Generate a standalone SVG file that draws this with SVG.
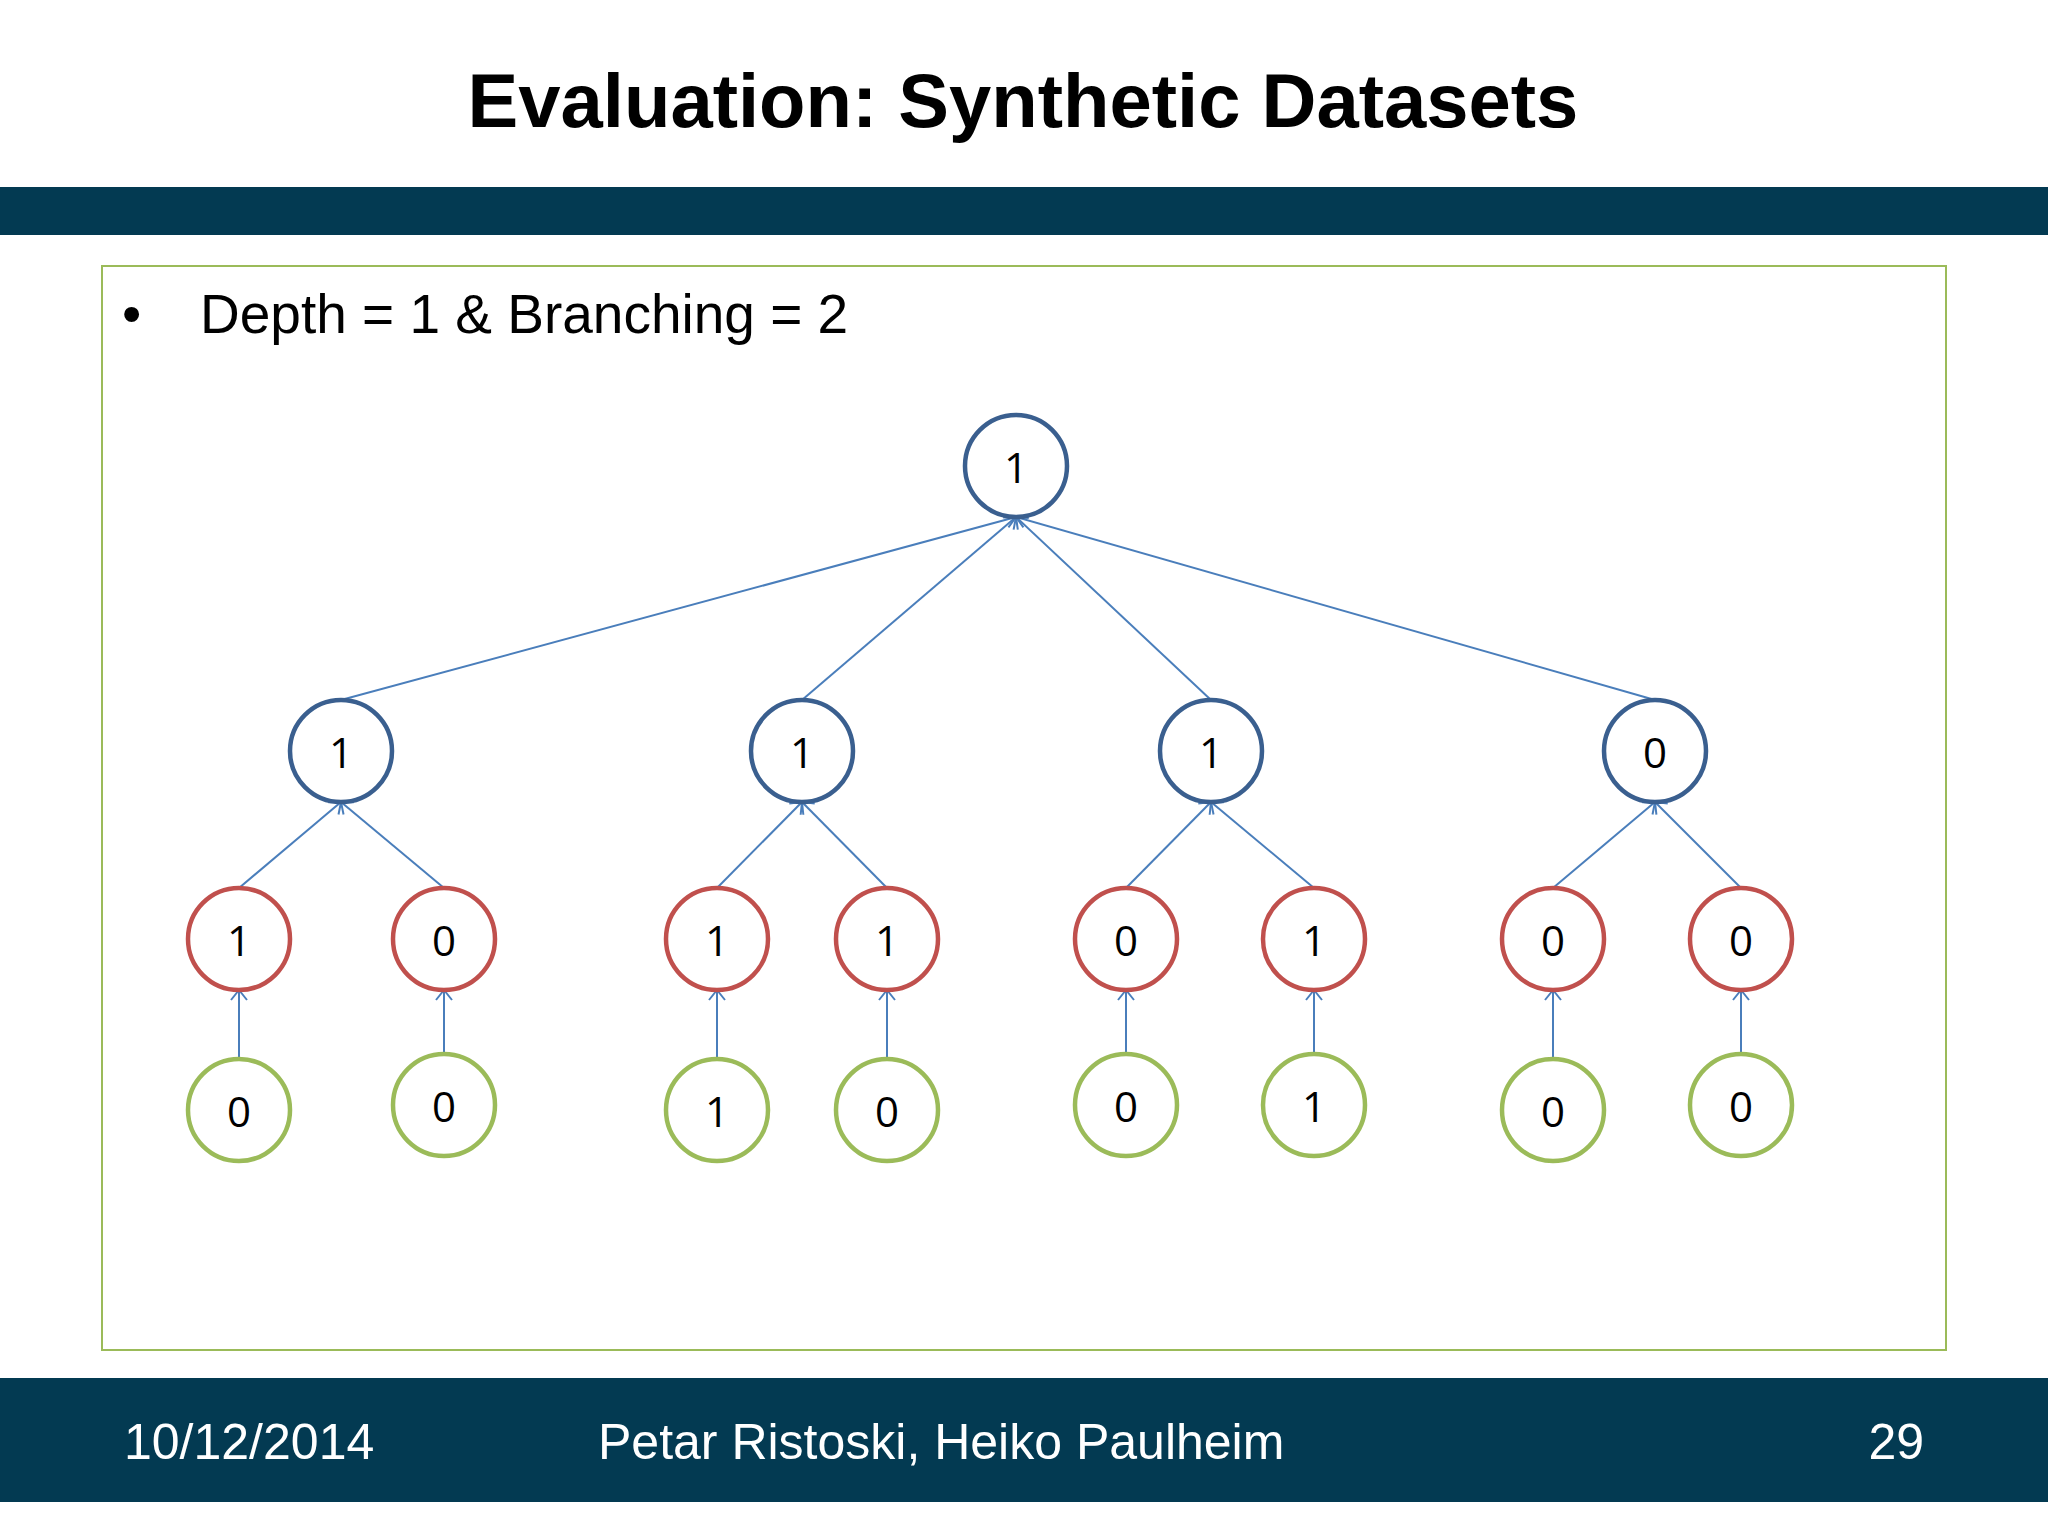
<svg xmlns="http://www.w3.org/2000/svg" width="2048" height="1536" viewBox="0 0 2048 1536">
<style>
.t{font-family:"Liberation Sans",Arial,sans-serif}
.n circle{fill:#fff;stroke-width:4.5}
.b circle{stroke:#3a5f8f}.r circle{stroke:#c0504d}.g circle{stroke:#9bbb59}
.n text{font-family:"Open Sans","Liberation Sans",sans-serif;font-size:42px;text-anchor:middle;dominant-baseline:central;fill:#000}
#edges line{stroke:#4a7ebb;stroke-width:2;marker-end:url(#a)}
</style>
<defs><marker id="a" markerUnits="userSpaceOnUse" markerWidth="24" markerHeight="24" refX="12" refY="12" orient="auto" viewBox="0 0 24 24"><path d="M2,4 L12,12 L2,20" fill="none" stroke="#4a7ebb" stroke-width="2"/></marker></defs>
<rect width="2048" height="1536" fill="#fff"/>
<text class="t" x="1023" y="127" font-size="76" font-weight="bold" text-anchor="middle">Evaluation: Synthetic Datasets</text>
<rect x="0" y="187" width="2048" height="48" fill="#033a52"/>
<rect x="102" y="266" width="1844" height="1084" fill="none" stroke="#9bbb59" stroke-width="2"/>
<text class="t" x="122" y="333" font-size="55">•</text>
<text class="t" x="200" y="333" font-size="55">Depth = 1 &amp; Branching = 2</text>
<rect x="0" y="1378" width="2048" height="124" fill="#033a52"/>
<g class="t" font-size="50" fill="#fff"><text x="124" y="1459">10/12/2014</text><text x="598" y="1459">Petar Ristoski, Heiko Paulheim</text><text x="1924" y="1459" text-anchor="end">29</text></g>
<g id="edges">
<line x1="341" y1="700" x2="1016" y2="517"/><line x1="802" y1="700" x2="1016" y2="517"/><line x1="1211" y1="700" x2="1016" y2="517"/><line x1="1655" y1="700" x2="1016" y2="517"/>
<line x1="239" y1="888" x2="341" y2="802"/><line x1="444" y1="888" x2="341" y2="802"/>
<line x1="717" y1="888" x2="802" y2="802"/><line x1="887" y1="888" x2="802" y2="802"/>
<line x1="1126" y1="888" x2="1211" y2="802"/><line x1="1314" y1="888" x2="1211" y2="802"/>
<line x1="1553" y1="888" x2="1655" y2="802"/><line x1="1741" y1="888" x2="1655" y2="802"/>
<line x1="239" y1="1057" x2="239" y2="990"/><line x1="444" y1="1053" x2="444" y2="990"/><line x1="717" y1="1057" x2="717" y2="990"/><line x1="887" y1="1057" x2="887" y2="990"/><line x1="1126" y1="1053" x2="1126" y2="990"/><line x1="1314" y1="1053" x2="1314" y2="990"/><line x1="1553" y1="1057" x2="1553" y2="990"/><line x1="1741" y1="1053" x2="1741" y2="990"/>
</g>
<g id="root" class="n b"><circle cx="1016" cy="466" r="51"/><text x="1016" y="466">1</text></g>
<g id="l1a" class="n b"><circle cx="341" cy="751" r="51"/><text x="341" y="751">1</text></g>
<g id="l1b" class="n b"><circle cx="802" cy="751" r="51"/><text x="802" y="751">1</text></g>
<g id="l1c" class="n b"><circle cx="1211" cy="751" r="51"/><text x="1211" y="751">1</text></g>
<g id="l1d" class="n b"><circle cx="1655" cy="751" r="51"/><text x="1655" y="751">0</text></g>
<g id="l2a" class="n r"><circle cx="239" cy="939" r="51"/><text x="239" y="939">1</text></g>
<g id="l2b" class="n r"><circle cx="444" cy="939" r="51"/><text x="444" y="939">0</text></g>
<g id="l2c" class="n r"><circle cx="717" cy="939" r="51"/><text x="717" y="939">1</text></g>
<g id="l2d" class="n r"><circle cx="887" cy="939" r="51"/><text x="887" y="939">1</text></g>
<g id="l2e" class="n r"><circle cx="1126" cy="939" r="51"/><text x="1126" y="939">0</text></g>
<g id="l2f" class="n r"><circle cx="1314" cy="939" r="51"/><text x="1314" y="939">1</text></g>
<g id="l2g" class="n r"><circle cx="1553" cy="939" r="51"/><text x="1553" y="939">0</text></g>
<g id="l2h" class="n r"><circle cx="1741" cy="939" r="51"/><text x="1741" y="939">0</text></g>
<g id="l3a" class="n g"><circle cx="239" cy="1110" r="51"/><text x="239" y="1110">0</text></g>
<g id="l3b" class="n g"><circle cx="444" cy="1105" r="51"/><text x="444" y="1105">0</text></g>
<g id="l3c" class="n g"><circle cx="717" cy="1110" r="51"/><text x="717" y="1110">1</text></g>
<g id="l3d" class="n g"><circle cx="887" cy="1110" r="51"/><text x="887" y="1110">0</text></g>
<g id="l3e" class="n g"><circle cx="1126" cy="1105" r="51"/><text x="1126" y="1105">0</text></g>
<g id="l3f" class="n g"><circle cx="1314" cy="1105" r="51"/><text x="1314" y="1105">1</text></g>
<g id="l3g" class="n g"><circle cx="1553" cy="1110" r="51"/><text x="1553" y="1110">0</text></g>
<g id="l3h" class="n g"><circle cx="1741" cy="1105" r="51"/><text x="1741" y="1105">0</text></g>
</svg>
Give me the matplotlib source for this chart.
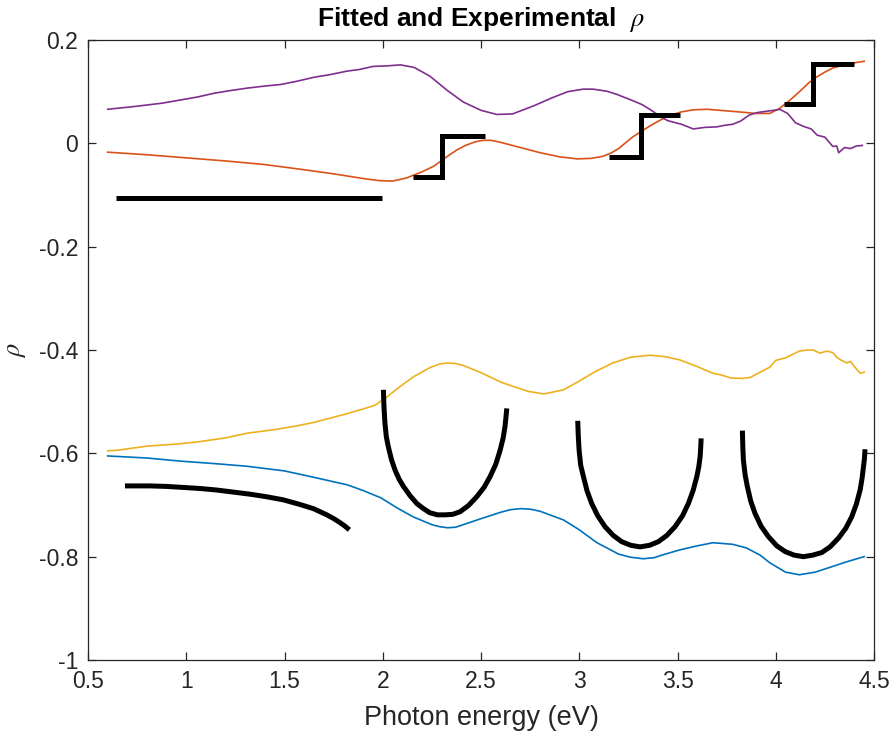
★ ★ ★
Objective: Reproduce each line of the entries in which the word "this" is found.

Reply to the exercise:
Generate a standalone SVG file that draws this with SVG.
Give me the matplotlib source for this chart.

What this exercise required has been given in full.